Think of Your Brain!

It is without a doubt the most vital organ in the human body, but too often we neglect the importance of taking good care of our brain. The development and organization of the brain are incredibly complex, but the intricacies of this central body belie the simplicity of its proper day to day caretaking. We only get one – why not give some thought (pun intended) to it.

Prevention of traumatic head injuries is likely the most obvious consideration for avoiding significant damage to the brain. Unfortunately, we cannot always predict when an accident might occur, but we can take basic steps like fastening our seat belts while riding in automobiles and wearing helmets when engaging in physical activities carrying risk of trauma. Beneath the skull, we must be concerned with degenerative disorders of the brain affecting motor skills and cognition, such as Alzheimer’s Disease and Parkinson’s. Depression and anxiety also afflict millions of individuals across the country.

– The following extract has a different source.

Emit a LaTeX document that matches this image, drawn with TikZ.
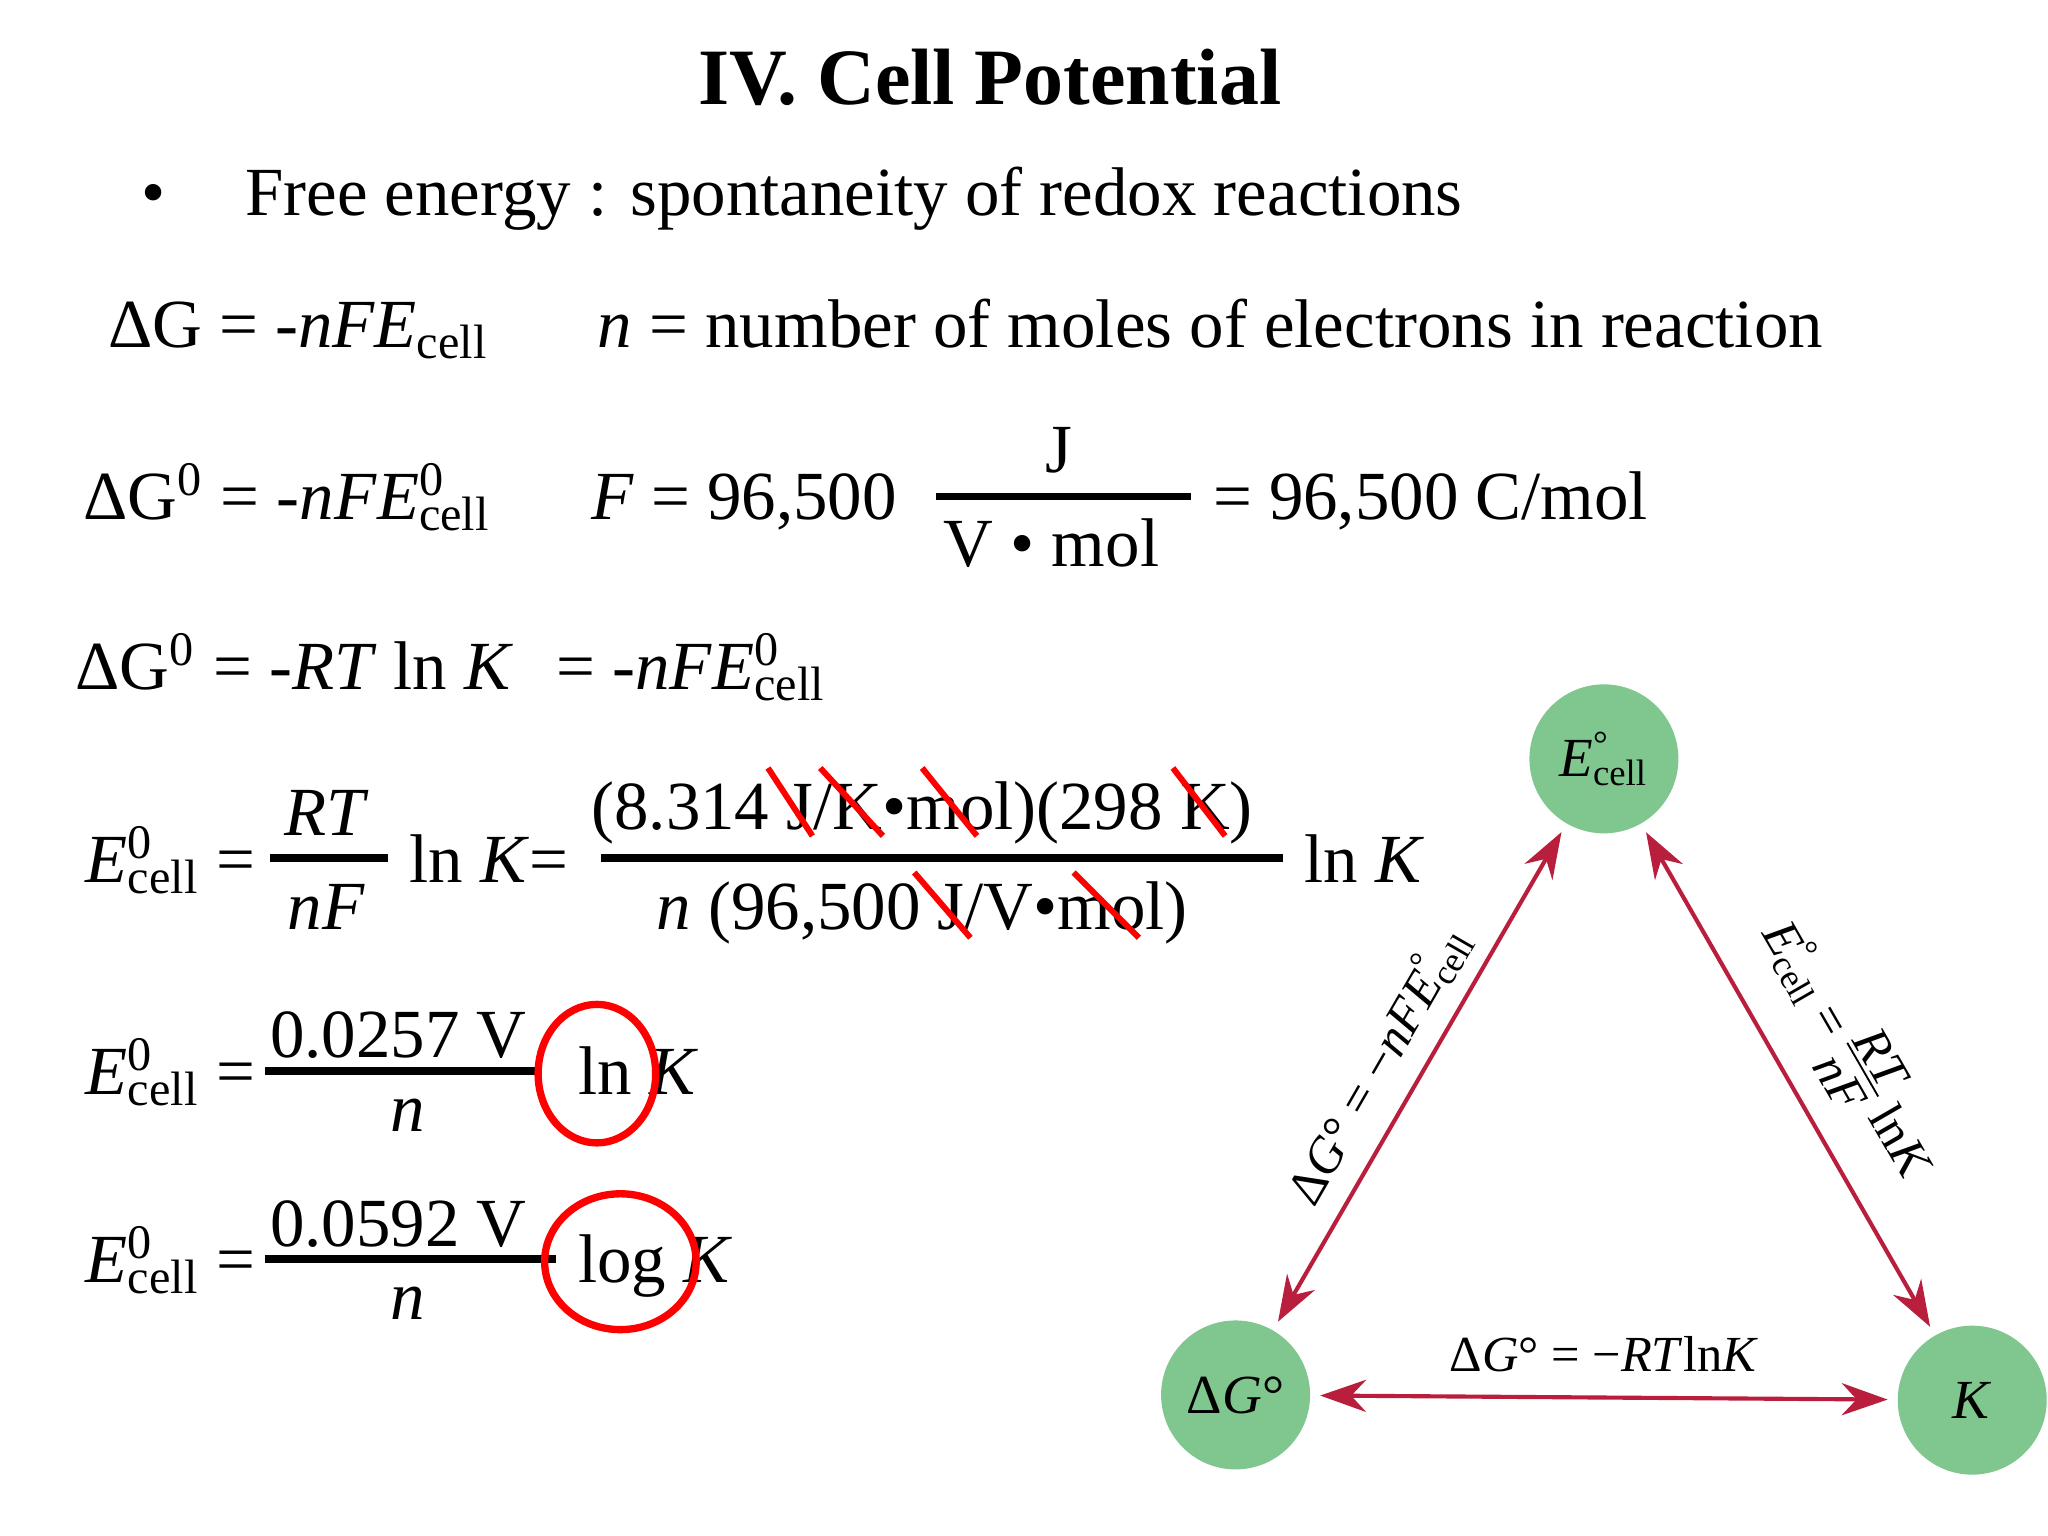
\documentclass[tikz,border=0pt]{standalone}
\usepackage{fontspec}
\setmainfont{Liberation Serif}
\usetikzlibrary{arrows.meta}
\newcommand{\Ez}{\textit{E}\rlap{\textsuperscript{0}}\textsubscript{cell}}
\newcommand{\Eo}{\textit{E}\rlap{\textsuperscript{°}}\textsubscript{cell}}
\definecolor{circ}{RGB}{128,198,143}
\definecolor{arr}{RGB}{185,30,60}
\tikzset{
 txt/.style={anchor=base west,inner sep=0,font=\fontsize{15}{18}\selectfont},
 ctxt/.style={anchor=base,inner sep=0,font=\fontsize{15}{18}\selectfont},
 bar/.style={line width=1.6pt},
 strike/.style={draw=red,line width=1.3pt},
 ring/.style={draw=red,line width=1.6pt},
 ball/.style={circle,fill=circ,minimum size=1.14cm,inner sep=0,font=\fontsize{12}{14}\selectfont},
 link/.style={draw=arr,line width=0.9pt,{Stealth[length=10pt,width=7pt]}-{Stealth[length=10pt,width=7pt]},shorten <=2pt,shorten >=2pt},
 tlab/.style={inner sep=0,font=\fontsize{11}{13}\selectfont}
}
\begin{document}
\begin{tikzpicture}[x=0.01cm,y=-0.01cm]
\useasboundingbox (0,0) rectangle (1568,1176);
\node[anchor=base,font=\fontsize{17.4}{21}\selectfont\bfseries] (title) at (758,80) {IV. Cell Potential};
\node[txt] (bul) at (108,165) {•};
\node[txt] (free) at (187,165) {Free energy : spontaneity of redox reactions};
\node[txt] (l1a) at (82,266) {ΔG = -\textit{nFE}\textsubscript{cell}};
\node[txt] (l1b) at (457,266) {\textit{n} = number of moles of electrons in reaction};
\node[txt] (l2a) at (63,398) {ΔG\textsuperscript{0} = -\textit{nF}\Ez};
\node[txt] (l2b) at (452,398) {\textit{F} = 96,500};
\draw[bar] (717,380) -- (912,380);
\node[ctxt] (J) at (811,362) {J};
\node[ctxt] (Vmol) at (805,434) {V • mol};
\node[txt] (l2c) at (928,398) {= 96,500 C/mol};
\node[txt] (l3a) at (57,528) {ΔG\textsuperscript{0} = -\textit{RT} ln \textit{K}};
\node[txt] (l3b) at (425,528) {= -\textit{nF}\Ez};
\node[txt] (l4a) at (65,676) {\Ez};
\node[txt] (l4eq) at (165,676) {=};
\draw[bar] (207,657) -- (297,657);
\node[ctxt] (RT) at (250,640) {\textit{RT}};
\node[ctxt] (nF) at (250,712) {\textit{nF}};
\node[txt] (l4b) at (313,676) {ln \textit{K}=};
\draw[bar] (460,657) -- (982,657);
\node[ctxt] (num) at (706,635) {(8.314 J/K•mol)(298 K)};
\node[ctxt] (den) at (706,712) {\textit{n} (96,500 J/V•mol)};
\node[txt] (l4c) at (998,676) {ln \textit{K}};
\draw[strike] (588,588)--(622,640) (628,588)--(676,640) (706,588)--(748,640) (898,588)--(938,640);
\draw[strike] (700,668)--(743,718) (822,668)--(872,718);
\node[txt] (l5a) at (65,838) {\Ez};
\node[txt] (l5eq) at (165,838) {=};
\draw[bar] (203,820) -- (412,820);
\node[ctxt] (n5a) at (305,810) {0.0257 V};
\node[ctxt] (n5b) at (312,866) {\textit{n}};
\node[txt] (l5b) at (442,838) {ln \textit{K}};
\draw[ring] (457,822) ellipse (45 and 53);
\node[txt] (l6a) at (65,982) {\Ez};
\node[txt] (l6eq) at (165,982) {=};
\draw[bar] (203,964) -- (426,964);
\node[ctxt] (n6a) at (305,954) {0.0592 V};
\node[ctxt] (n6b) at (312,1010) {\textit{n}};
\node[txt] (l6b) at (442,982) {log \textit{K}};
\draw[ring] (475,966) ellipse (58 and 52);
% triangle
\node[ball] (E) at (1228,581) {\Eo};
\node[ball] (G) at (946,1068) {Δ\textit{G}°};
\node[ball] (K) at (1510,1072) {\textit{K}};
\draw[link] (E) -- (G);
\draw[link] (E) -- (K);
\draw[link] (G) -- (K);
\node[tlab,rotate=60] (lg) at (1055,815) {Δ\textit{G}° = −\textit{nF}\Eo};
\node[tlab,rotate=-60] (lr) at (1412,805) {\Eo{} = \begin{tabular}{@{}c@{}}\textit{RT}\\[-3pt]\hline\textit{nF}\end{tabular} ln\textit{K}};
\node[tlab,anchor=base] (lb) at (1228,1050) {Δ\textit{G}° = −\textit{RT}ln\textit{K}};
\end{tikzpicture}
\end{document}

It is important to remember that although our fast paced, high-stress lives can seem overwhelming, these conditions are chemical, and there are measures we can take to mitigate their negative effects.

Perhaps the most severe threat to the brain is stroke and other cardiovascular disease. The American lifestyle has taken a significant toll on the health of the blood vessels that deliver vital oxygen and nutrients to the brain. We have seen it most exaggerated throughout the southeastern US, a part of the country known as the ‘Stroke Belt,’ where residents face significantly higher rates of stroke morbidity and mortality.

The experts offering advice to citizens on how to minimize their risk of stroke sound like a veritable broken record; sleep more. Eat better. Exercise. Although stroke care has made huge advances in technology and technique over the course of the past decade, there is truthfully no more powerful plan of action than that of prevention. Telemedicine may soon be able to play a bigger role in opening lines communications between physicians and patients at risk of having a stroke, helping them take the necessary steps to avoid an emergency situation where the health of their brain and their life are in danger. As neurologists become more familiar with the advantages of new telemedicine technologies, they are realizing that the “ounce of prevention” is more readily available than ever before.



Check Your Head

In the wake of countless notable events including the deaths of several professional athletes in the past 5 years, new light has been shed on an epidemic which we are beginning to learn may be far more widespread than initially thought.

Researchers at Boston University recently published the largest study of chronic traumatic encephalopathy (CTE) to date. CTE, a progressive degenerative brain disease thought to stem from concussive trauma to the head, has been known to affect boxers since the 1920s, but only recently has gained notoriety as a serious concern for athletes of all ages across many sports. In these latest findings, 68 of 85 donated brains from deceased veterans and athletes with histories of head trauma showed visible evidence of the disease, including a staggering 34 of the 35 brains from former professional football players.

CTE

The greatest concerns sparked by our growing understanding of CTE’s causes and pathology are without a doubt related to the protection of younger children participating in sports and other activities where risk of injury to the brain is involved. The work of the BU researchers has led to drastically improved protective equipment and restructuring of rules and regulations to minimize the number and force of hits to the head, but it is nearly impossible to remove the potential for these injuries from sports at any level.

Thus, the best possible measures that can be taken are to prevent any repeat injury of the brain. Taking the lead, the NFL has instituted mandatory on-field concussion screening following hard hits. The NHL has also ordered that players with potential head injuries spend time in a ‘quiet room’ off the ice. Youth leagues are particularly concerned with preventing any participant who may have sustained an injury from getting back into the game and facing further danger.

Telemedicine offers the potential for significant further contribution to these efforts. With the help of technology, expert neurologists can always be on hand to examine potential head injuries, and monitor patients in the aftermath of an injury, aiding the recovery process. Thanks to telemedicine’s advances, logistics and associated costs are no longer obstacles to immediate and accurate concussion diagnosis and treatment.

The fight against CTE and other trauma-induced brain disease starts long before the first injury happens, but when it cannot be entirely prevented, telemedicine could play a role in ensuring fewer players incur more severe consequences later in life.